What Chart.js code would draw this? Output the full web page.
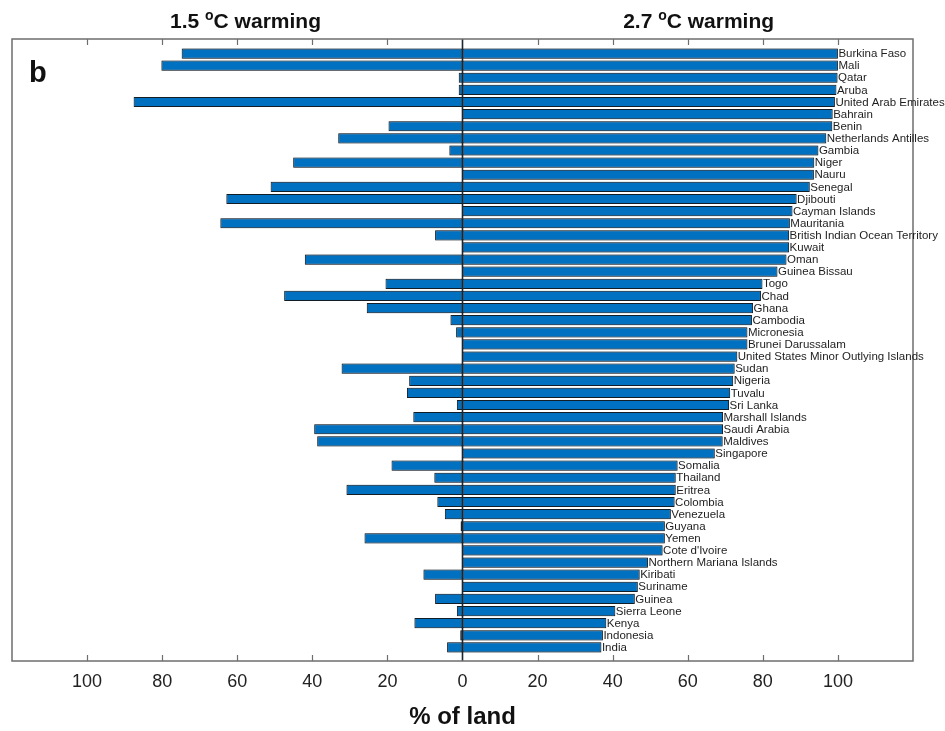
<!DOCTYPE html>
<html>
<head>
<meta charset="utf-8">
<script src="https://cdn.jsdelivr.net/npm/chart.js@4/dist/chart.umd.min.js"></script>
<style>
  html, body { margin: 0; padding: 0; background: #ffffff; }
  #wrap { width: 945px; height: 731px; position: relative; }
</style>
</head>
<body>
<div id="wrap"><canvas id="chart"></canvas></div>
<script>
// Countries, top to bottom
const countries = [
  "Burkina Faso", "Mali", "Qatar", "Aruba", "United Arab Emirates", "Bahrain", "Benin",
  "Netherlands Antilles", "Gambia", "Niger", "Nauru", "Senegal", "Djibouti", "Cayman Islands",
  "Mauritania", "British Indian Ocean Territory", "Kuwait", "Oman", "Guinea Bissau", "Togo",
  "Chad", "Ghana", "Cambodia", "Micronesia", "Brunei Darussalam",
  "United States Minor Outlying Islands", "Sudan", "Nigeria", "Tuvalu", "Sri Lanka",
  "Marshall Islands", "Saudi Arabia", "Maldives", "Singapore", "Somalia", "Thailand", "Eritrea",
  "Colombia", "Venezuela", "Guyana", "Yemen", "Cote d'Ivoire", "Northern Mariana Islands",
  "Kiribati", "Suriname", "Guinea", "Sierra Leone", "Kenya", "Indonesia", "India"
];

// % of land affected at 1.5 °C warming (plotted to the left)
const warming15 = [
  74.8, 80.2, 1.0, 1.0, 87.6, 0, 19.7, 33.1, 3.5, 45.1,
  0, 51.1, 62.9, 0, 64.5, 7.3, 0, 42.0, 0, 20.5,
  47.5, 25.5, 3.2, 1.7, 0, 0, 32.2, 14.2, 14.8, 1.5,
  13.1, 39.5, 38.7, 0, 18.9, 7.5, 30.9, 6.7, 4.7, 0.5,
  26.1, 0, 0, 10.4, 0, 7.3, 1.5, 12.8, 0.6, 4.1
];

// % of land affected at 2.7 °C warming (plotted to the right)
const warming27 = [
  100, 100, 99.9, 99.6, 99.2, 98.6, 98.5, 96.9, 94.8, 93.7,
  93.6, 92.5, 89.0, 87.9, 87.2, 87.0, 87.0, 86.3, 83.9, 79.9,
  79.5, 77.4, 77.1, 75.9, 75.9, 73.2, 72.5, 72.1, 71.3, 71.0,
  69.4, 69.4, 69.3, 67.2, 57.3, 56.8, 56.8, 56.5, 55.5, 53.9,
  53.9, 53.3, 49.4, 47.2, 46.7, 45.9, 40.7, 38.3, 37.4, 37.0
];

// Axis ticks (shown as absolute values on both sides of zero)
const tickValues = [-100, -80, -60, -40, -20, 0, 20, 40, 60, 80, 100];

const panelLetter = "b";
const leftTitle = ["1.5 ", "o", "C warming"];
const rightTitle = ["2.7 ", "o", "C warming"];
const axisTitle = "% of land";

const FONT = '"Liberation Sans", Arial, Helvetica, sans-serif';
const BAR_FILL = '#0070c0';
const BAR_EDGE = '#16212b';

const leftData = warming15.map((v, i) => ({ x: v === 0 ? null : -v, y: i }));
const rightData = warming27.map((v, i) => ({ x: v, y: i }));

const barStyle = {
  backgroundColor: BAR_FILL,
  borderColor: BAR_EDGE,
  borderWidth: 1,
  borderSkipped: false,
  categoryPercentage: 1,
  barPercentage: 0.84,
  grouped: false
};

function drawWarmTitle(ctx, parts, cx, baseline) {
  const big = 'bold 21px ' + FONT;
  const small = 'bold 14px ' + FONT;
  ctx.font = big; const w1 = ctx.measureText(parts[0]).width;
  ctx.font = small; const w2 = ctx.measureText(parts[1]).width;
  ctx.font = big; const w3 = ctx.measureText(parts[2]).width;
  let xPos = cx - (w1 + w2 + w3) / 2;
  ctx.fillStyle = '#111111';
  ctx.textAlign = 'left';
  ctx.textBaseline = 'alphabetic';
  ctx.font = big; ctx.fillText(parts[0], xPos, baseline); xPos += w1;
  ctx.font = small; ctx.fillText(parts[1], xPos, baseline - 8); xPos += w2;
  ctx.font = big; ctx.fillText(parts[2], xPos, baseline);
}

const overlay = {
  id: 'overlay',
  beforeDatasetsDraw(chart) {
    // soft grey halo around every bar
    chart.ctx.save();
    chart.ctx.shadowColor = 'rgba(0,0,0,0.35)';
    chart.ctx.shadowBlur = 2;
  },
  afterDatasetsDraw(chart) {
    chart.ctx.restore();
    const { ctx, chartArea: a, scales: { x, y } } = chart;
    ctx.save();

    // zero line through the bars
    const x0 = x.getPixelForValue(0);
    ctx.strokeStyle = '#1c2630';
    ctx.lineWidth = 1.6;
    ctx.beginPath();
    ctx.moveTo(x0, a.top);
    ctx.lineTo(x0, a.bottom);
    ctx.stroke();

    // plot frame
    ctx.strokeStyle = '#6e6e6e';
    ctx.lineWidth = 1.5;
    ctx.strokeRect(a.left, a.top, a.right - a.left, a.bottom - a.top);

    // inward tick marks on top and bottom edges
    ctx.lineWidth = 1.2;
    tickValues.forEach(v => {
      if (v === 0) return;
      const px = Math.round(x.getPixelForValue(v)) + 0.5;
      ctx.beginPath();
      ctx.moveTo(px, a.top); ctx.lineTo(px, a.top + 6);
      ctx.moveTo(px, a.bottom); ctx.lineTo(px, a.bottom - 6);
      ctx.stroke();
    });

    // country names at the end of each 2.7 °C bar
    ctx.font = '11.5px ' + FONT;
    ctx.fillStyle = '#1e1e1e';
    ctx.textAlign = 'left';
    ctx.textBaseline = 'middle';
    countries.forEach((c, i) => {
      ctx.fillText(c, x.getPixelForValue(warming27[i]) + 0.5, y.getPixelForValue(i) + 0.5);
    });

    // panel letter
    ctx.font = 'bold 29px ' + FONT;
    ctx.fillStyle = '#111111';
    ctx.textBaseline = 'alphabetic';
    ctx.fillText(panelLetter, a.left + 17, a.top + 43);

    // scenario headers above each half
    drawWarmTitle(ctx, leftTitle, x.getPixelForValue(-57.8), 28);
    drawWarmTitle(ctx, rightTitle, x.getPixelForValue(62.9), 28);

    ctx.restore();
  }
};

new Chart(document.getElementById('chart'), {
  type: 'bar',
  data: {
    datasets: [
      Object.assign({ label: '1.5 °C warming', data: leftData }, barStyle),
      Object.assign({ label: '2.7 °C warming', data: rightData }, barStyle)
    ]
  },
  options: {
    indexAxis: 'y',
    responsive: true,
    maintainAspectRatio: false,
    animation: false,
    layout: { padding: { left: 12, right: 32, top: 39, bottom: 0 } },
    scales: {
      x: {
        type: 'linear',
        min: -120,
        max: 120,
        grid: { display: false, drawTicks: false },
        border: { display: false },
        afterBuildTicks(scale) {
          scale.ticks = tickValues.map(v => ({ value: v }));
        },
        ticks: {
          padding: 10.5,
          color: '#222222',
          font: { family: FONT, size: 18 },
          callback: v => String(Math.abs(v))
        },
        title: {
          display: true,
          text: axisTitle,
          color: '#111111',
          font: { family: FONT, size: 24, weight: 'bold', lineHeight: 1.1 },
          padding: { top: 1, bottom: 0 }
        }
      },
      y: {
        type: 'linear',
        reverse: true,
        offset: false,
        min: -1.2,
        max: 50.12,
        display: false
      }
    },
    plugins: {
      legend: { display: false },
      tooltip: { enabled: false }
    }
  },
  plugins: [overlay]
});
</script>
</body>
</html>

---------------

> BRIEF: Your copy of the data should match it exactly, except that pictures are left out.

> IN RESPONSE:
What Chart.js code would draw this? Output the full web page.
<!DOCTYPE html>
<html>
<head>
<meta charset="utf-8">
<script src="https://cdn.jsdelivr.net/npm/chart.js@4/dist/chart.umd.min.js"></script>
<style>
  html, body { margin: 0; padding: 0; background: #ffffff; }
  #wrap { width: 945px; height: 731px; position: relative; }
</style>
</head>
<body>
<div id="wrap"><canvas id="chart"></canvas></div>
<script>
// Countries, top to bottom
const countries = [
  "Burkina Faso", "Mali", "Qatar", "Aruba", "United Arab Emirates", "Bahrain", "Benin",
  "Netherlands Antilles", "Gambia", "Niger", "Nauru", "Senegal", "Djibouti", "Cayman Islands",
  "Mauritania", "British Indian Ocean Territory", "Kuwait", "Oman", "Guinea Bissau", "Togo",
  "Chad", "Ghana", "Cambodia", "Micronesia", "Brunei Darussalam",
  "United States Minor Outlying Islands", "Sudan", "Nigeria", "Tuvalu", "Sri Lanka",
  "Marshall Islands", "Saudi Arabia", "Maldives", "Singapore", "Somalia", "Thailand", "Eritrea",
  "Colombia", "Venezuela", "Guyana", "Yemen", "Cote d'Ivoire", "Northern Mariana Islands",
  "Kiribati", "Suriname", "Guinea", "Sierra Leone", "Kenya", "Indonesia", "India"
];

// % of land affected at 1.5 °C warming (plotted to the left)
const warming15 = [
  74.8, 80.2, 1.0, 1.0, 87.6, 0, 19.7, 33.1, 3.5, 45.1,
  0, 51.1, 62.9, 0, 64.5, 7.3, 0, 42.0, 0, 20.5,
  47.5, 25.5, 3.2, 1.7, 0, 0, 32.2, 14.2, 14.8, 1.5,
  13.1, 39.5, 38.7, 0, 18.9, 7.5, 30.9, 6.7, 4.7, 0.5,
  26.1, 0, 0, 10.4, 0, 7.3, 1.5, 12.8, 0.6, 4.1
];

// % of land affected at 2.7 °C warming (plotted to the right)
const warming27 = [
  100, 100, 99.9, 99.6, 99.2, 98.6, 98.5, 96.9, 94.8, 93.7,
  93.6, 92.5, 89.0, 87.9, 87.2, 87.0, 87.0, 86.3, 83.9, 79.9,
  79.5, 77.4, 77.1, 75.9, 75.9, 73.2, 72.5, 72.1, 71.3, 71.0,
  69.4, 69.4, 69.3, 67.2, 57.3, 56.8, 56.8, 56.5, 55.5, 53.9,
  53.9, 53.3, 49.4, 47.2, 46.7, 45.9, 40.7, 38.3, 37.4, 37.0
];

// Axis ticks (shown as absolute values on both sides of zero)
const tickValues = [-100, -80, -60, -40, -20, 0, 20, 40, 60, 80, 100];

const panelLetter = "b";
const leftTitle = ["1.5 ", "o", "C warming"];
const rightTitle = ["2.7 ", "o", "C warming"];
const axisTitle = "% of land";

const FONT = '"Liberation Sans", Arial, Helvetica, sans-serif';
const BAR_FILL = '#0070c0';
const BAR_EDGE = '#16212b';

const leftData = warming15.map((v, i) => ({ x: v === 0 ? null : -v, y: i }));
const rightData = warming27.map((v, i) => ({ x: v, y: i }));

const barStyle = {
  backgroundColor: BAR_FILL,
  borderColor: BAR_EDGE,
  borderWidth: 1,
  borderSkipped: false,
  categoryPercentage: 1,
  barPercentage: 0.84,
  grouped: false
};

function drawWarmTitle(ctx, parts, cx, baseline) {
  const big = 'bold 21px ' + FONT;
  const small = 'bold 14px ' + FONT;
  ctx.font = big; const w1 = ctx.measureText(parts[0]).width;
  ctx.font = small; const w2 = ctx.measureText(parts[1]).width;
  ctx.font = big; const w3 = ctx.measureText(parts[2]).width;
  let xPos = cx - (w1 + w2 + w3) / 2;
  ctx.fillStyle = '#111111';
  ctx.textAlign = 'left';
  ctx.textBaseline = 'alphabetic';
  ctx.font = big; ctx.fillText(parts[0], xPos, baseline); xPos += w1;
  ctx.font = small; ctx.fillText(parts[1], xPos, baseline - 8); xPos += w2;
  ctx.font = big; ctx.fillText(parts[2], xPos, baseline);
}

const overlay = {
  id: 'overlay',
  beforeDatasetsDraw(chart) {
    // soft grey halo around every bar
    chart.ctx.save();
    chart.ctx.shadowColor = 'rgba(0,0,0,0.35)';
    chart.ctx.shadowBlur = 2;
  },
  afterDatasetsDraw(chart) {
    chart.ctx.restore();
    const { ctx, chartArea: a, scales: { x, y } } = chart;
    ctx.save();

    // zero line through the bars
    const x0 = x.getPixelForValue(0);
    ctx.strokeStyle = '#1c2630';
    ctx.lineWidth = 1.6;
    ctx.beginPath();
    ctx.moveTo(x0, a.top);
    ctx.lineTo(x0, a.bottom);
    ctx.stroke();

    // plot frame
    ctx.strokeStyle = '#6e6e6e';
    ctx.lineWidth = 1.5;
    ctx.strokeRect(a.left, a.top, a.right - a.left, a.bottom - a.top);

    // inward tick marks on top and bottom edges
    ctx.lineWidth = 1.2;
    tickValues.forEach(v => {
      if (v === 0) return;
      const px = Math.round(x.getPixelForValue(v)) + 0.5;
      ctx.beginPath();
      ctx.moveTo(px, a.top); ctx.lineTo(px, a.top + 6);
      ctx.moveTo(px, a.bottom); ctx.lineTo(px, a.bottom - 6);
      ctx.stroke();
    });

    // country names at the end of each 2.7 °C bar
    ctx.font = '11.5px ' + FONT;
    ctx.fillStyle = '#1e1e1e';
    ctx.textAlign = 'left';
    ctx.textBaseline = 'middle';
    countries.forEach((c, i) => {
      ctx.fillText(c, x.getPixelForValue(warming27[i]) + 0.5, y.getPixelForValue(i) + 0.5);
    });

    // panel letter
    ctx.font = 'bold 29px ' + FONT;
    ctx.fillStyle = '#111111';
    ctx.textBaseline = 'alphabetic';
    ctx.fillText(panelLetter, a.left + 17, a.top + 43);

    // scenario headers above each half
    drawWarmTitle(ctx, leftTitle, x.getPixelForValue(-57.8), 28);
    drawWarmTitle(ctx, rightTitle, x.getPixelForValue(62.9), 28);

    ctx.restore();
  }
};

new Chart(document.getElementById('chart'), {
  type: 'bar',
  data: {
    datasets: [
      Object.assign({ label: '1.5 °C warming', data: leftData }, barStyle),
      Object.assign({ label: '2.7 °C warming', data: rightData }, barStyle)
    ]
  },
  options: {
    indexAxis: 'y',
    responsive: true,
    maintainAspectRatio: false,
    animation: false,
    layout: { padding: { left: 12, right: 32, top: 39, bottom: 0 } },
    scales: {
      x: {
        type: 'linear',
        min: -120,
        max: 120,
        grid: { display: false, drawTicks: false },
        border: { display: false },
        afterBuildTicks(scale) {
          scale.ticks = tickValues.map(v => ({ value: v }));
        },
        ticks: {
          padding: 10.5,
          color: '#222222',
          font: { family: FONT, size: 18 },
          callback: v => String(Math.abs(v))
        },
        title: {
          display: true,
          text: axisTitle,
          color: '#111111',
          font: { family: FONT, size: 24, weight: 'bold', lineHeight: 1.1 },
          padding: { top: 1, bottom: 0 }
        }
      },
      y: {
        type: 'linear',
        reverse: true,
        offset: false,
        min: -1.2,
        max: 50.12,
        display: false
      }
    },
    plugins: {
      legend: { display: false },
      tooltip: { enabled: false }
    }
  },
  plugins: [overlay]
});
</script>
</body>
</html>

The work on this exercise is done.